* _The task_
Take every line from the listing below that includes "this" and copy it.

* _Data to use_
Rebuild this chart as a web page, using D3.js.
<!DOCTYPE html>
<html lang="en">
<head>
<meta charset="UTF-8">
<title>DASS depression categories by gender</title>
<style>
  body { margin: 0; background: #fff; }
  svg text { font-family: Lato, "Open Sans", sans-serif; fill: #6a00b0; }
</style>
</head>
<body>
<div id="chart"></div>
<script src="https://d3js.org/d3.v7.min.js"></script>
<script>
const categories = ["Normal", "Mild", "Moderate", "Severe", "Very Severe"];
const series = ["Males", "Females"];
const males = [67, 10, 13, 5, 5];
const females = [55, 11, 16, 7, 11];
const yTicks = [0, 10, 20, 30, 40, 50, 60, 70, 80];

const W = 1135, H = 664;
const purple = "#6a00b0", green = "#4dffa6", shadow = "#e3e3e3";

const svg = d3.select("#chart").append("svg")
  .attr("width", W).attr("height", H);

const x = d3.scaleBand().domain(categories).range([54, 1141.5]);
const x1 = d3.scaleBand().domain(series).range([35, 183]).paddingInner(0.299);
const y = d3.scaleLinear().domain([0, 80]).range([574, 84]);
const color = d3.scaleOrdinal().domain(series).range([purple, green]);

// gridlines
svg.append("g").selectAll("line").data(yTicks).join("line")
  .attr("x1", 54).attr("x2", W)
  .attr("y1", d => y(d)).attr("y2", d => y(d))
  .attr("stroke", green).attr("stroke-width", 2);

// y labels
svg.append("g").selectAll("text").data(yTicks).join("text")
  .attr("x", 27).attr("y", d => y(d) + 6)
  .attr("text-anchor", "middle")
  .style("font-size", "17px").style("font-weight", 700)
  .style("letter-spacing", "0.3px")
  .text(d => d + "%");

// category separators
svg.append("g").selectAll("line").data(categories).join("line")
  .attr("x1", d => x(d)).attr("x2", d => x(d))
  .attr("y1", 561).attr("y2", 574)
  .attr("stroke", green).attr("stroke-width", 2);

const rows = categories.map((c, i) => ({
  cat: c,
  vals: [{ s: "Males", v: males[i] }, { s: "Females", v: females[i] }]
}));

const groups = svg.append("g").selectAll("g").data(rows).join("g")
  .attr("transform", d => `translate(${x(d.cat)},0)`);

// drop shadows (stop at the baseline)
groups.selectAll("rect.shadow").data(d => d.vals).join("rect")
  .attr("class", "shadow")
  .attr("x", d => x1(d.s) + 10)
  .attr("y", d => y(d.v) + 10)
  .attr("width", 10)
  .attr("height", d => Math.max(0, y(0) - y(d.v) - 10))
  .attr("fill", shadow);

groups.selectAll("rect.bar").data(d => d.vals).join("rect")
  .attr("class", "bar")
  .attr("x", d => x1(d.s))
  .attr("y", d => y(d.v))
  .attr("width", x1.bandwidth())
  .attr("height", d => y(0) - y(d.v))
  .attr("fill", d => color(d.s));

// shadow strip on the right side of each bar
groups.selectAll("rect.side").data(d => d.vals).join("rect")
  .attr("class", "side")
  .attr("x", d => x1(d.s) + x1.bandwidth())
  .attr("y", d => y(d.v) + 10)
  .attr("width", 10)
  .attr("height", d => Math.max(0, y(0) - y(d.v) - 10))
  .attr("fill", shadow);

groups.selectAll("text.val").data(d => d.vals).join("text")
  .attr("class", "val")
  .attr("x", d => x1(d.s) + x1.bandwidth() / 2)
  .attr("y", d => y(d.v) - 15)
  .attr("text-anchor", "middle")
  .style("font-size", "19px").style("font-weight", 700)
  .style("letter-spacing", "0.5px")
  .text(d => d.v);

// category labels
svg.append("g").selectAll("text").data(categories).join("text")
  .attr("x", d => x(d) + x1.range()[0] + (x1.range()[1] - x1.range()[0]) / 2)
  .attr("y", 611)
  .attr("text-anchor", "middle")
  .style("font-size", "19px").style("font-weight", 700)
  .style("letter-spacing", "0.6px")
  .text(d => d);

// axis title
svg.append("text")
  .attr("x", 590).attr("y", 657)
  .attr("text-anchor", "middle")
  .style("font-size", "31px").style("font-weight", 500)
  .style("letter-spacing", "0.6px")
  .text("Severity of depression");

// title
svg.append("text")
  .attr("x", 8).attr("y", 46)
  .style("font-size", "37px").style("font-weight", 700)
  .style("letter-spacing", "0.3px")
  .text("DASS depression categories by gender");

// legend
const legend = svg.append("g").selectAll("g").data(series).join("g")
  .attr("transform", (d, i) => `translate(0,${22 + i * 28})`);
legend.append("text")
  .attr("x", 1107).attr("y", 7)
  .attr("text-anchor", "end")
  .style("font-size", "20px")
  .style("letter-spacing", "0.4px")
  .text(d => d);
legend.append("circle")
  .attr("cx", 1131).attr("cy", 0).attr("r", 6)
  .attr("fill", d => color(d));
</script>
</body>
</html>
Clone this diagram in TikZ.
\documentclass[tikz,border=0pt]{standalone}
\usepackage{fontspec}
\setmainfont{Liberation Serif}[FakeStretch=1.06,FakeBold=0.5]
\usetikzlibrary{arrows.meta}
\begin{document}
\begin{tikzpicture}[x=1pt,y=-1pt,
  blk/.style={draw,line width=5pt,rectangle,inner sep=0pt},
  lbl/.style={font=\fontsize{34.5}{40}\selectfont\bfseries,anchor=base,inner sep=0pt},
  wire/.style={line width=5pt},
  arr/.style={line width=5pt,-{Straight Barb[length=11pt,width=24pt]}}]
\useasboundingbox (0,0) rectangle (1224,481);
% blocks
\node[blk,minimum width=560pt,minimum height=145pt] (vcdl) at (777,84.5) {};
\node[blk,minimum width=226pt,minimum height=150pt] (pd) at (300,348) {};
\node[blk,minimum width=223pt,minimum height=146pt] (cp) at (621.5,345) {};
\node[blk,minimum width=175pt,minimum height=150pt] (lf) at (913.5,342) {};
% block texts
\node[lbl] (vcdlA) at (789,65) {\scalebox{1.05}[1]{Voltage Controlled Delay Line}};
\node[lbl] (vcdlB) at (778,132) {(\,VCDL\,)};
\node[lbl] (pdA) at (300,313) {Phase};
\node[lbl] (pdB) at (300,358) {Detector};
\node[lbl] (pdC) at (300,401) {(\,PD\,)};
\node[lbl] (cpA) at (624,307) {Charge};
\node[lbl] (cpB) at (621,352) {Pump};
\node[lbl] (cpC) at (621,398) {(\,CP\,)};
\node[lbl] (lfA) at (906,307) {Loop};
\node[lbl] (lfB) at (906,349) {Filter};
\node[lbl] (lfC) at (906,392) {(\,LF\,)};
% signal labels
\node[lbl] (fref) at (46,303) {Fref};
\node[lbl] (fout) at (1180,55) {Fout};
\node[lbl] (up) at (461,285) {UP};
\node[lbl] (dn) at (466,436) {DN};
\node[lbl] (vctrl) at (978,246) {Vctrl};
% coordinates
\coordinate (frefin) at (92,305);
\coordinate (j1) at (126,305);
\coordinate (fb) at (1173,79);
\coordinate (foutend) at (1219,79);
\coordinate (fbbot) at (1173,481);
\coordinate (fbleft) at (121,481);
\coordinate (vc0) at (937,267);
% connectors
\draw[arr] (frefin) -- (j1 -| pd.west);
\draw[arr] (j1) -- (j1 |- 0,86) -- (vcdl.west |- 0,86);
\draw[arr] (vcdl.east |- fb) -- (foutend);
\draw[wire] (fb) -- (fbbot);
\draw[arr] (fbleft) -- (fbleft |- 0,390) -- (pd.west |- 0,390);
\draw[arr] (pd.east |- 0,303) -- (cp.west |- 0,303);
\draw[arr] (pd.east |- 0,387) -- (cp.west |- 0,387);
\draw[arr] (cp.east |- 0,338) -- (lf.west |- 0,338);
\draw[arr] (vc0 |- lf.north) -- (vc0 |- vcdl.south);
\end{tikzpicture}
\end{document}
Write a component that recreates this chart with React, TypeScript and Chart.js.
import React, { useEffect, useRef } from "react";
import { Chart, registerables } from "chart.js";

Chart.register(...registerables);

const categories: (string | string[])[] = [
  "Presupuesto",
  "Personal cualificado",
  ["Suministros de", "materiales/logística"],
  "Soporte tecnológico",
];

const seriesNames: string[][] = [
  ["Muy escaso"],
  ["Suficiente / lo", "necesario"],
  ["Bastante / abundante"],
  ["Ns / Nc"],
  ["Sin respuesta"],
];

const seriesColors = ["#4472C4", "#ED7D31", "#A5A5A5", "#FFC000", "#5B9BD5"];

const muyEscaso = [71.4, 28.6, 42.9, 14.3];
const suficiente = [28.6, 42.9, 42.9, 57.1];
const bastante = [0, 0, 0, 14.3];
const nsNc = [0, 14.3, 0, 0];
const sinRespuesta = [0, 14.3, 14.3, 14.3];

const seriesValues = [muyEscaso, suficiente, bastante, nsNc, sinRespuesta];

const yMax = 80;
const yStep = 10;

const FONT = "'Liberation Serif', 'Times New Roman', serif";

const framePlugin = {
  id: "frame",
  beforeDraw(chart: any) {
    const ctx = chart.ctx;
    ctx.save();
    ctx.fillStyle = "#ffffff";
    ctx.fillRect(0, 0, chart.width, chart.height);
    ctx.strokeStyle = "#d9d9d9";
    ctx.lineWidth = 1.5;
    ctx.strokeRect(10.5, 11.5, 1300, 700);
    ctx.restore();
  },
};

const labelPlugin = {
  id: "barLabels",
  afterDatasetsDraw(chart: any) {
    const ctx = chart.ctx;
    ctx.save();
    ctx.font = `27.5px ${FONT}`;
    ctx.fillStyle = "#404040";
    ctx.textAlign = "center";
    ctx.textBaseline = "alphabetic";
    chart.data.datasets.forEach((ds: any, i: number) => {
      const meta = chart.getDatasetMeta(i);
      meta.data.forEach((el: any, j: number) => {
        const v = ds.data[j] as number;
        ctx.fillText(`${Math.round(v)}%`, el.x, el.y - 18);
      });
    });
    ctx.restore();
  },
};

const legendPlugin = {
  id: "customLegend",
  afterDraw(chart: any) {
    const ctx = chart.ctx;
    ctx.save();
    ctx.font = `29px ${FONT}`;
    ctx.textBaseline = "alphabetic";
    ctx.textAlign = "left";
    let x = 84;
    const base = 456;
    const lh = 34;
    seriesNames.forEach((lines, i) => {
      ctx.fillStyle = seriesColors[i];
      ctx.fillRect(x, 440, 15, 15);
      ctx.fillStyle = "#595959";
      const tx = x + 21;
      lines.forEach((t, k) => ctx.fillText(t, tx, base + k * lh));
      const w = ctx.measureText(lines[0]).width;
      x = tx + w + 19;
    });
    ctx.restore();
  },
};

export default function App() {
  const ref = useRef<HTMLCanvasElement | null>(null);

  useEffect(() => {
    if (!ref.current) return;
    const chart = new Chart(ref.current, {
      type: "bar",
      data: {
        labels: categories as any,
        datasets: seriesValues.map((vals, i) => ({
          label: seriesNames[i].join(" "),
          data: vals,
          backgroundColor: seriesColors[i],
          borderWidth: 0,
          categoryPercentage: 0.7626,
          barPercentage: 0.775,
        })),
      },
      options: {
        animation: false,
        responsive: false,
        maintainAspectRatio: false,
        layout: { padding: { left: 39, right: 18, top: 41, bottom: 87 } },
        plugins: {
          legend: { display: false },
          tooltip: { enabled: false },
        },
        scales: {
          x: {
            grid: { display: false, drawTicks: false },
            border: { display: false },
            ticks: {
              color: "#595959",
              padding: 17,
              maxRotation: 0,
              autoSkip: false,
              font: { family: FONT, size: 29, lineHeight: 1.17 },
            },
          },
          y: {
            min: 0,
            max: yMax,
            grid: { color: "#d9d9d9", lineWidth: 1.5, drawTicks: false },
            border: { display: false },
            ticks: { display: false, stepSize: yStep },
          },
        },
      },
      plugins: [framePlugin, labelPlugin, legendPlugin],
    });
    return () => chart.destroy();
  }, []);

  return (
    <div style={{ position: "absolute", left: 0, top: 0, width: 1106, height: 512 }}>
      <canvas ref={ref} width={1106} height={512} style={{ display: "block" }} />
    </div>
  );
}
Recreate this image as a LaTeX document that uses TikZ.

* _Reply to the exercise_
Rebuild this chart as a web page, using D3.js.
Clone this diagram in TikZ.
Write a component that recreates this chart with React, TypeScript and Chart.js.
Recreate this image as a LaTeX document that uses TikZ.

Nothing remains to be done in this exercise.